A plaque now marks the site where civil rights leader Reverend C.T. Vivian lived when he grew up in Macomb. The lot at 702 E. Adams St. is currently empty but Byron Oden-Shabazz is making big plans for it.
“How could I live in the very city where C.T. Vivian was raised and not do something in his honor?” asked Oden-Shabazz, who is the Area Director for the African American fraternity Alpha Phi Alpha, the same fraternity Vivian belonged to.
The local historic site designation was granted by the Macomb Historic Preservation Commission. Oden-Shabazz said he intends to also seek state and national historic designations.
In addition, he plans to begin a capital campaign to pay for construction of a center for civic and social engagement, which will include a C.T. Vivian museum.

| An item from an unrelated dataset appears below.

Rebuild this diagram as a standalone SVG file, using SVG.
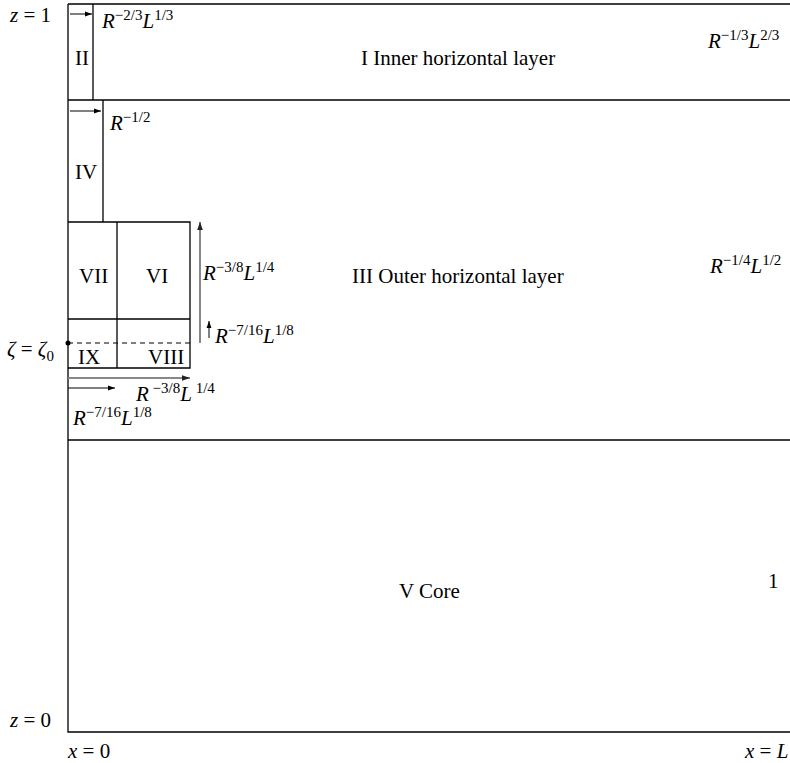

“It is a great way to honor someone who’s actually still alive. He’s a living icon,” said Oden-Shabazz.
“(The center) will deal with issues of racial and social justice – all the things he worked to remedy. What better way to honor him than to build an institution as opposed to just a day or something simple where we honor him. Let’s look at something that has a long-lasting effect. We can bring people from everywhere, all types of speakers, to come to the community and build the community.”
The Vivian family still owns the land and plans to donate it for the center.
Several people spoke during the dedication ceremony for the plaque:
- Dr. Jack Thomas, President of Western Illinois University: Many of us, particularly as people of color and African Americans, would not be able to celebrate and do some of the things we’re doing now had it not been for those forerunners who stood during those very difficult times.
- Emily Sutton, member of the Macomb Historic Preservation Commission: Dr. Vivian was a man of courage, conviction, and intelligence. I admire him for his leadership in making our country a more just place for everyone. The work is far from finished but we have Dr. Vivian’s example to continue to inspire us on the path toward true political and social freedom and equality.
- Michael Boyd, Illinois District Director for Alpha Phi Alpha: Coming together with the work from Mayor Inman, from the Historic Preservation Commission, from everybody who had a hand in doing this, it shows that great things can happen when people collaborate and have open minds and hearts to do what’s right for the community.
- Jo Anna Walker, Dr. Vivian’s first-born child: At one point I thought maybe I could make a park of it (this site) but what they’re doing is much, much better. And I’m so glad that people are remembering my father and all the things he did.
Walker hopes Vivian can attend the dedication ceremony for the center if it is built.
Dr. Vivian is credited with integrating lunch counters in Peoria in the 1950s. He later worked closely with Dr. Martin Luther King Junior during the American Civil Rights movement of the ‘50s and ‘60s. He is now age 94 and lives in Atlanta, Georgia.